Tutto questo è accompagnato da un tripudio grafico colmo di eccessi barocchi (non si contano il numero delle bambole, maschere di carnevale, oggetti color oro, ingranaggi e dispositivi meccanici), coadiuvato da una perfetta integrazione tra animazioni tradizionali e CGI, grazie quali Oshii crea una personale avanguardia visiva. Il tutto è impreziosito dalle musiche di Kenji Kawai; un perfetto mix di percussioni, suoni elettronici e colpi di tamburo, che raggiungono l'apice nella sfilata di carnevale, dove la colonna sonora accompagna il corteo con una melodia religiosa.

In sostanza, "Ghost in the Shell 2: Innocence" risulta essere l'apice ma più eguagliato (almeno sino ad ora) da parte di Mamoru Oshii, che vince in pieno la sfida di creare un sequel superiore anche al capostipite. Purtroppo la pellicola in questione nonostante sia forse il miglior film d'animazione della storia del cinema, andò malissimo ai botteghini con un incasso di soli 10 milioni (a fronte di un investimento oltre 21) non riuscendo così a coprire neanche i costi di produzione.
Il valore artistico dell'opera è indiscutibile (lo testimonia la nomination alla Palma d'Oro a Cannes), così come lo status di capolavoro oggettivamente meritato.

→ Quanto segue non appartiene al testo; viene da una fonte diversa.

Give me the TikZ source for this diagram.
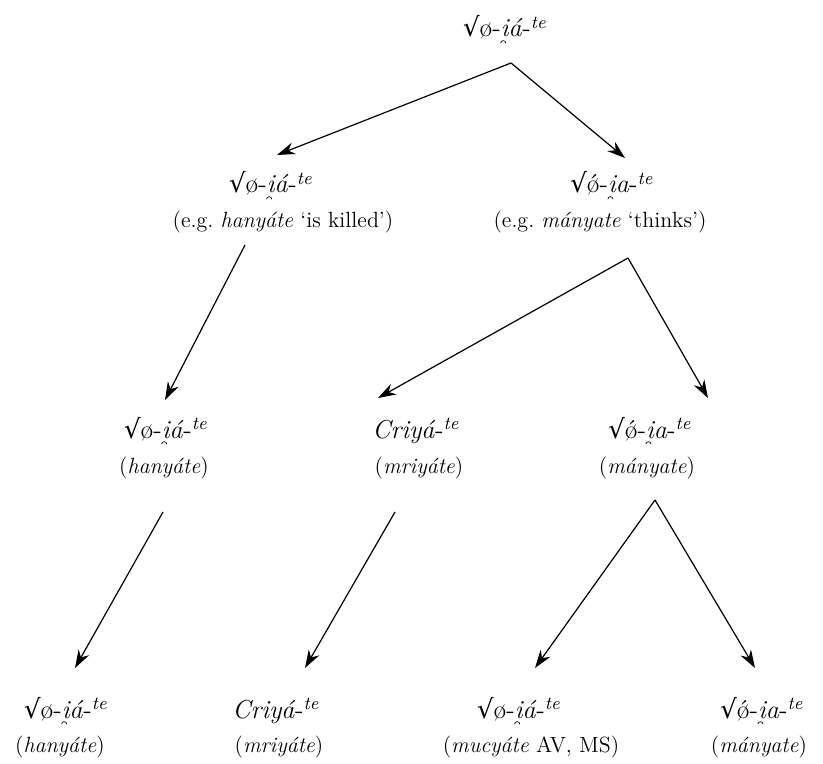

Alla luce della valide argomentazioni esposte sopra, sono quindi da rigettarsi come pretestuose qualsiasi critica (specialmente quelle concernenti il ritmo lento) tendente a sminuire tale pellicola, perchè ci si ritrova innanzi ad un film imprescindibile da vedere non solo per gli estimatori di "Ghost in the Shell", ma anche per ogni amante della settima arte alla ricerca ossessiva di capolavori da contemplare.